Helping you create a comfortable, healthy, safe, and energy-efficient home
Random header image... Refresh for more!

How we’ve made our 100-year old home more energy efficient, part 3 (hint: it’s white and it comes in a squeezy tube)

rawk out with your caulk outCaulk Caulk Caulk Caulk.

That’s the answer to one very effective way we’ve made our 100 year old rustic Carolina farmhouse more energy efficient.

To weatherize our home after our disastrous 1st winter in which we heated all of lower Pittsboro, North Carolina, we caulked and caulked and caulked some more. Oh – did I forget to mention that in that first, expensive, wasteful winter WE WEREN’T EVEN LIVING IN THE HOUSE AT THE TIME? All of that energy was being spent heating a house to just-barely-warm so Mark, our lead auditor, home renovator,  and the husband of this writer, could work on the house before we moved in our family.

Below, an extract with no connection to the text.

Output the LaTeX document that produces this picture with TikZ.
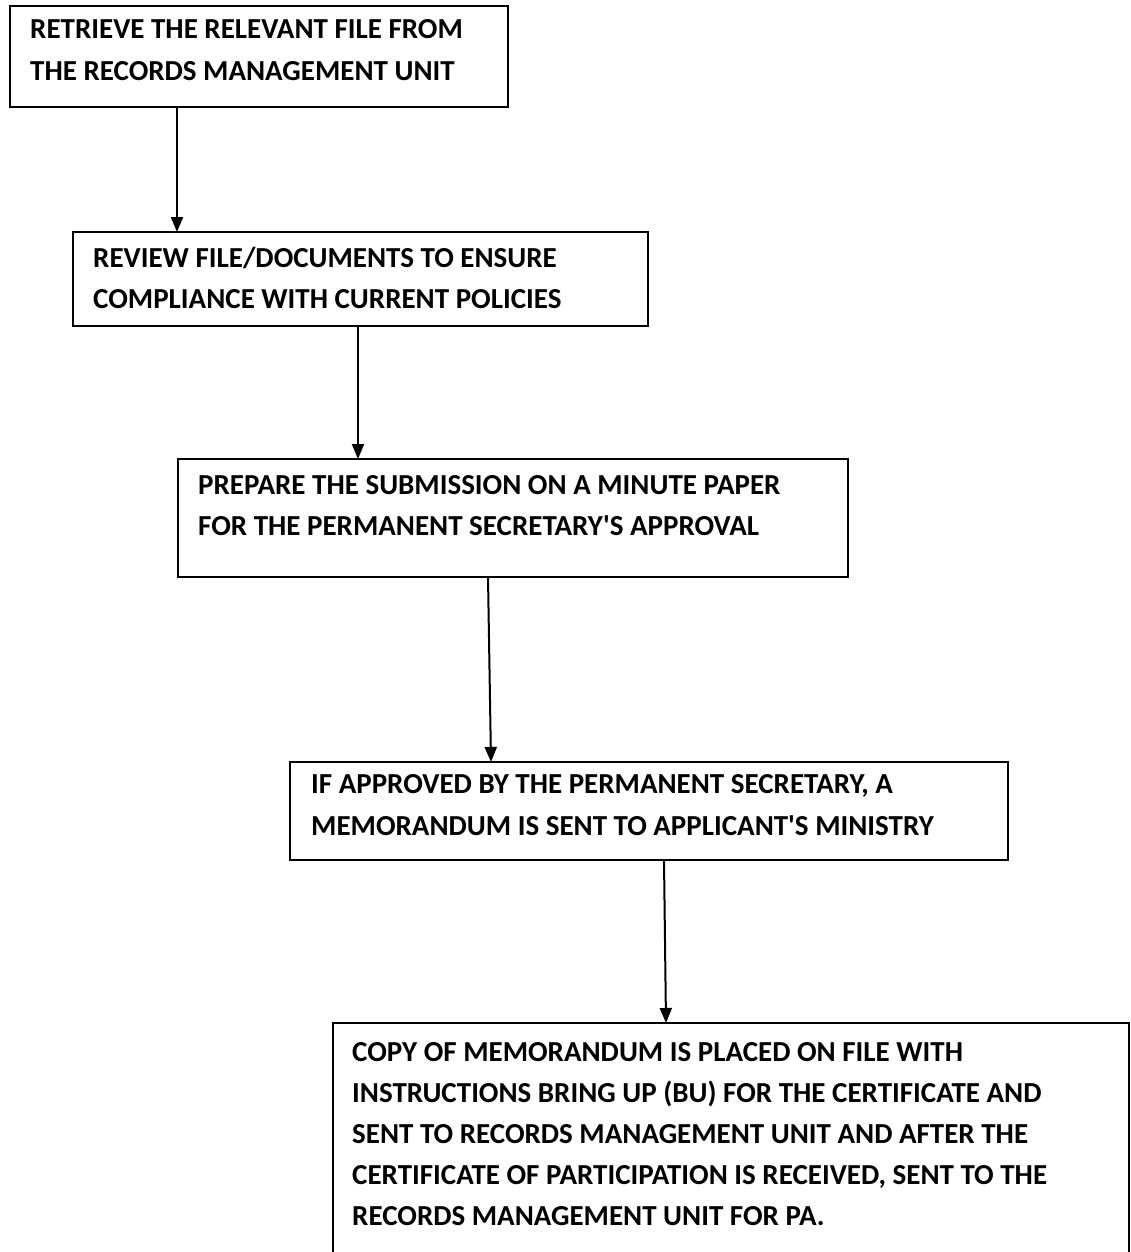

Over the course of that winter we used 150 tubes of caulk in our house. Yes, 150. I am not exaggerating. I can produce the receipts if you want.

This house was very, very leaky – largely because every single wall of the house except for the small bathroom/laundry add-on that was here when we moved in, is constructed out of bead board. Not the bead board you buy at the big-box lumber store that comes in flat, solid sheets of paneling; no, bead board that is made from individual boards. Every place the boards fit together was a place for a potential air leak. Every air leak was a place to caulk. The boards range from 3 1/2″ wide to 1 1/2″ wide.

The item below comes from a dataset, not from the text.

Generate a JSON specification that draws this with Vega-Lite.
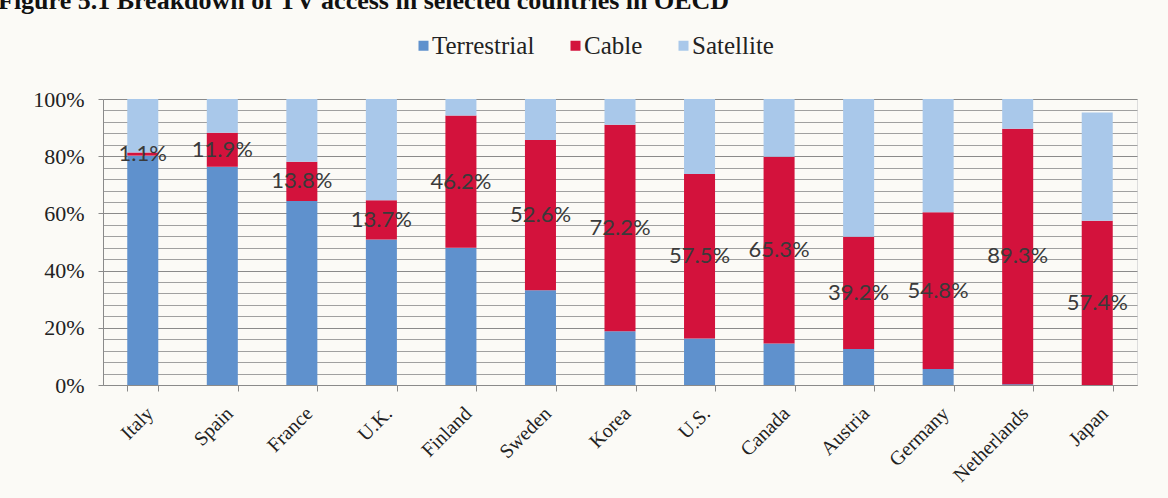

The math: 2700 square feet = 9 rooms (plus 2 big hallways) built of 2 1/2″ (on average) boards = a heck of a lot of cracks to seal = 150 tubes of caulk.

The crazy thing about the caulking is that when we started it was largely for cosmetic reasons. We repainted the entire downstairs and once we’d put on the primer we saw the cracks and the cracks and the cracks. They looked bad! So we caulked them up. We weren’t going to do the kids’ rooms (upstairs), but at the last minute I decided that all the dirt falling down from the attic through the cracks in the ceiling was a health hazard – so we sealed their rooms up, too. Thank goodness we did. I can only imagine the dirt and the air leaks and high energy bills we’d have if we hadn’t done that.

We had a great deal to caulk in this house. It made a huge difference. We’ve lived here 4 years and we’ve never had energy bills like that first year, (in fact, our bills now are a little less than half) and a lot of it is owed to the caulk. We don’t have a lot of insulation in the walls (although we do have a well insulated attic and crawl – more on that later), so if you think about it all that stands between us and the outside are the boards that make up the walls and wood siding…and caulk.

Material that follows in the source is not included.